The new developments in mathematics seem to me to allow a better understanding of what it might mean for God to have the freedom to change the totality of potentials -- both in terms of the structures of knowing among human consciousness and in terms of the objects known. This would mean that not only could man's consciousness, as well as other structures of the world, evolve in ways hitherto unknown, and in ways impossible to know, but in ways that might be even a surprise to God -- a surprise in the sense that the potential mathematical structure that could characterize (in part) such consciousness might not even be at present. My viewpoint here is a departure from a strictly Whiteheadian process theology that could understand God's surprise at the way Beethoven's Fifth Symphony turned out, but a surprise because it turned out this way and not that way, or some other way, all ways being known as strict potentials. God may not be surprised, however, at new mathematical potentials that are added, for he may create and add them all himself. But we need not, in our knowledge, limit new potentials solely to God; they may come from God's interaction with the world or from the world itself, i.e., by the creative power given to the world by God.
Mathgeek posts are always welcome in this quarter...
posted by languagehat at 7:23 AM on July 30, 2004

Lord knows we were long overdue for a departure from a strictly Whiteheadian process theology around here.
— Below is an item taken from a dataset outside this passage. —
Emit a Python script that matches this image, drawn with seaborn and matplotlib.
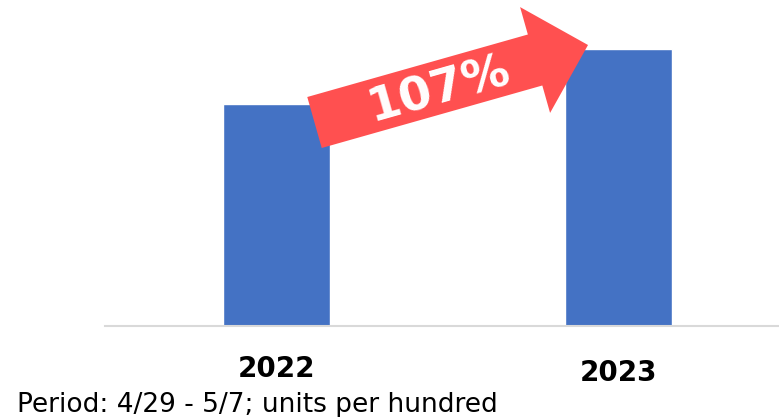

posted by y2karl at 9:03 AM on July 30, 2004

I think that to even ask the question whether or not there are facts which are true but unknowable in mathematics is to load the dice. You have to view mathematics is a very particular way before you can even make sense of such a question. Also, in general to say that a particular statement in mathematics is true or false is meaningless until you specify a system of axioms. So you should really only say that a statement is true or false with respect to such and such system of axioms. Now, once you’ve fixed a system of axioms there will be statements that are true, statements that are false, and statements that are neither (or undecidable, thank you Mr. Godel). As I view mathematics (and I’m not alone in this), to say that a statement is true means precisely that it is possible to derive the statement from the axioms using the methods of inference. Similarly, to say that a statement is false means that it is possible to derive the negation of the statement from the axioms using the methods of inference. Finally, if neither the statement nor its negation can be thusly derived, then it is undecidable. So, under this view, it is not possible for there to be a true statement that is unknowable, since one can know it once a proof has been derived, and if the statement is true, then, by definition, it is possible to produce a proof (whether or not anyone has done so yet).